I decided to use the approach of swap faces, but how I can do that?. There are two ways: Image Warping and Artificial Neural Networks.

“It is easy to computationally replace a face in one image with a different face if you want to do it for giggles, but extremely difficult to do if you want to do it completely automatically at a quality that will fool people consistently.” - Satya Mallick

So, the first way is simple, we get the facial landmark detections, find the convex hull, align with delaunay triangulation, affine warp triangles, and finally combine it with the seamless cloning technique.

The second one is difficult. We need to train an autoencoder network, which is a type of neural network where its input is a picture and its output is the same picture. It has two parts, an encoder, and a decoder. The encoder learns a shorter representation of the input while the decoder transforms it back to the original data. So, we train an autoencoder network for each face and encode the picture from the first person with their decoder, but decode it with the second person decoder.

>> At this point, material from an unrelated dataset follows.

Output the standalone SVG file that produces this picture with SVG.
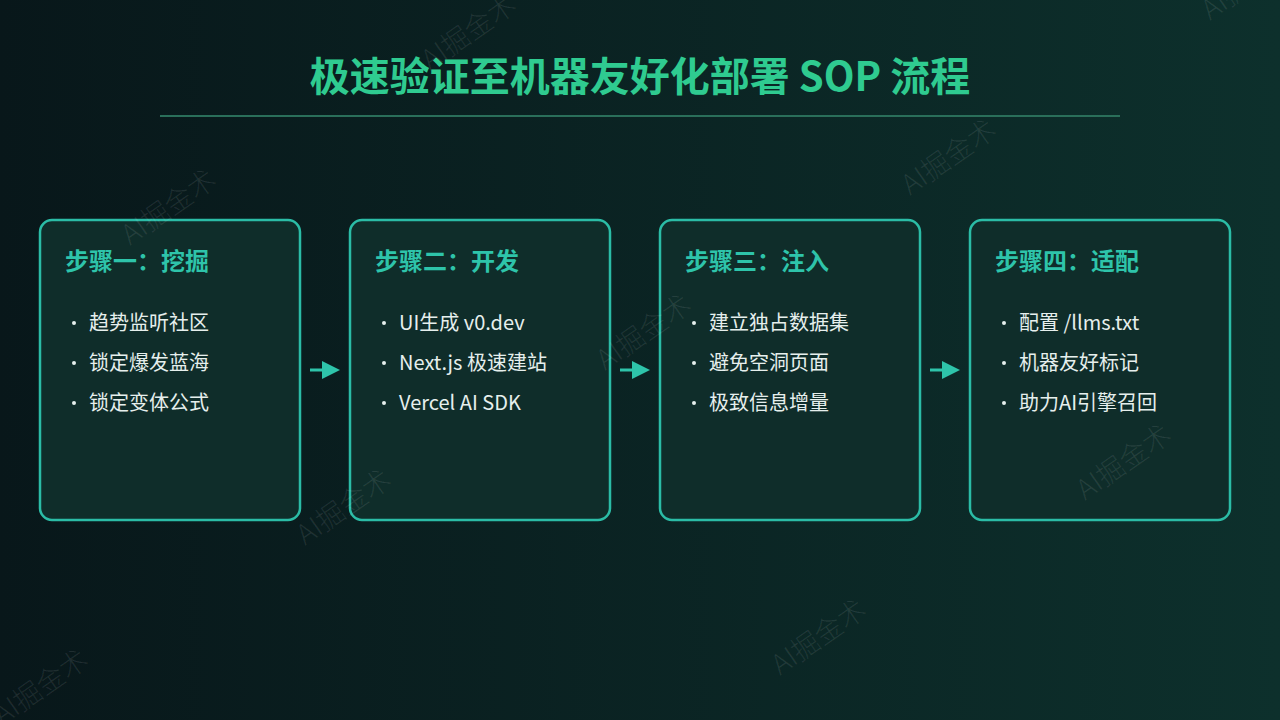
<svg xmlns="http://www.w3.org/2000/svg" width="1280" height="720" viewBox="0 0 1280 720">
  <defs>
    <linearGradient id="bg" x1="0" y1="0" x2="1" y2="0">
      <stop offset="0" stop-color="#08171a"/>
      <stop offset="1" stop-color="#0d302c"/>
    </linearGradient>
    <marker id="arrow" viewBox="0 0 10 10" refX="0" refY="5" markerWidth="20" markerHeight="18" markerUnits="userSpaceOnUse" orient="auto">
      <path d="M0,0 L10,5 L0,10 Z" fill="#2ec4aa"/>
    </marker>
    <style>
      .title { font-family: "Noto Sans CJK SC", "Noto Sans", sans-serif; font-size: 40px; font-weight: 700; fill: #2fcb90; }
      .card { fill: #0f2d2a; stroke: #2bbca6; stroke-width: 2.5; }
      .head { font-family: "Noto Sans CJK SC", "Noto Sans", sans-serif; font-size: 24px; font-weight: 700; fill: #2ec4aa; }
      .item { font-family: "Noto Sans CJK SC", "Noto Sans", sans-serif; font-size: 20px; fill: #e6efed; }
      .dot { fill: #e6efed; }
      .conn { stroke: #2ec4aa; stroke-width: 3; fill: none; }
      .wm { font-family: "Noto Sans CJK SC", "Noto Sans", sans-serif; font-size: 28px; font-weight: 300; fill: #ffffff; fill-opacity: 0.09; }
    </style>
  </defs>
  <rect x="0" y="0" width="1280" height="720" fill="url(#bg)"/>

  <g id="title">
    <text class="title" x="640" y="91" text-anchor="middle">极速验证至机器友好化部署 SOP 流程</text>
    <line x1="160" y1="116" x2="1120" y2="116" stroke="#2a6f5a" stroke-width="2"/>
  </g>

  <g id="step1">
    <rect class="card" x="40" y="220" width="260" height="300" rx="12"/>
    <text class="head" x="65" y="270">步骤一：挖掘</text>
    <circle class="dot" cx="74" cy="323" r="2"/>
    <text class="item" x="89" y="330">趋势监听社区</text>
    <circle class="dot" cx="74" cy="363" r="2"/>
    <text class="item" x="89" y="370">锁定爆发蓝海</text>
    <circle class="dot" cx="74" cy="403" r="2"/>
    <text class="item" x="89" y="410">锁定变体公式</text>
  </g>

  <g id="step2">
    <rect class="card" x="350" y="220" width="260" height="300" rx="12"/>
    <text class="head" x="375" y="270">步骤二：开发</text>
    <circle class="dot" cx="384" cy="323" r="2"/>
    <text class="item" x="399" y="330">UI生成 v0.dev</text>
    <circle class="dot" cx="384" cy="363" r="2"/>
    <text class="item" x="399" y="370">Next.js 极速建站</text>
    <circle class="dot" cx="384" cy="403" r="2"/>
    <text class="item" x="399" y="410">Vercel AI SDK</text>
  </g>

  <g id="step3">
    <rect class="card" x="660" y="220" width="260" height="300" rx="12"/>
    <text class="head" x="685" y="270">步骤三：注入</text>
    <circle class="dot" cx="694" cy="323" r="2"/>
    <text class="item" x="709" y="330">建立独占数据集</text>
    <circle class="dot" cx="694" cy="363" r="2"/>
    <text class="item" x="709" y="370">避免空洞页面</text>
    <circle class="dot" cx="694" cy="403" r="2"/>
    <text class="item" x="709" y="410">极致信息增量</text>
  </g>

  <g id="step4">
    <rect class="card" x="970" y="220" width="260" height="300" rx="12"/>
    <text class="head" x="995" y="270">步骤四：适配</text>
    <circle class="dot" cx="1004" cy="323" r="2"/>
    <text class="item" x="1019" y="330">配置 /llms.txt</text>
    <circle class="dot" cx="1004" cy="363" r="2"/>
    <text class="item" x="1019" y="370">机器友好标记</text>
    <circle class="dot" cx="1004" cy="403" r="2"/>
    <text class="item" x="1019" y="410">助力AI引擎召回</text>
  </g>

  <g id="connectors">
    <line class="conn" x1="310" y1="370" x2="322" y2="370" marker-end="url(#arrow)"/>
    <line class="conn" x1="620" y1="370" x2="632" y2="370" marker-end="url(#arrow)"/>
    <line class="conn" x1="930" y1="370" x2="942" y2="370" marker-end="url(#arrow)"/>
  </g>

  <g id="watermarks">
    <text class="wm" transform="translate(130,246) rotate(-35)">AI掘金术</text>
    <text class="wm" transform="translate(430,71) rotate(-35)">AI掘金术</text>
    <text class="wm" transform="translate(910,196) rotate(-35)">AI掘金术</text>
    <text class="wm" transform="translate(1210,21) rotate(-35)">AI掘金术</text>
    <text class="wm" transform="translate(605,371) rotate(-35)">AI掘金术</text>
    <text class="wm" transform="translate(305,546) rotate(-35)">AI掘金术</text>
    <text class="wm" transform="translate(1085,501) rotate(-35)">AI掘金术</text>
    <text class="wm" transform="translate(780,676) rotate(-35)">AI掘金术</text>
    <text class="wm" transform="translate(2,726) rotate(-35)">AI掘金术</text>
  </g>
</svg>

Without going deeper, I would dare to say that way one limiting us to achieve swap-face in only frontal faces. And the second way has a lot of limitations too. For example, we need a lot of images of the two people to train the network, the images need to be representative of the goal (to generate profile shots of the face), and the training will be so expensive since we will need to train a model for each face (A model for the user, a model for each hairstyle, and a model for each hairstyle that the user uploads).

So, I need more than one-day research to experiment and find more limitations, or to find a new way of making the face-swap. After that, I will be able to make the decision about which path I am going to take and start solving problems, but it will most likely be the first way, image warping…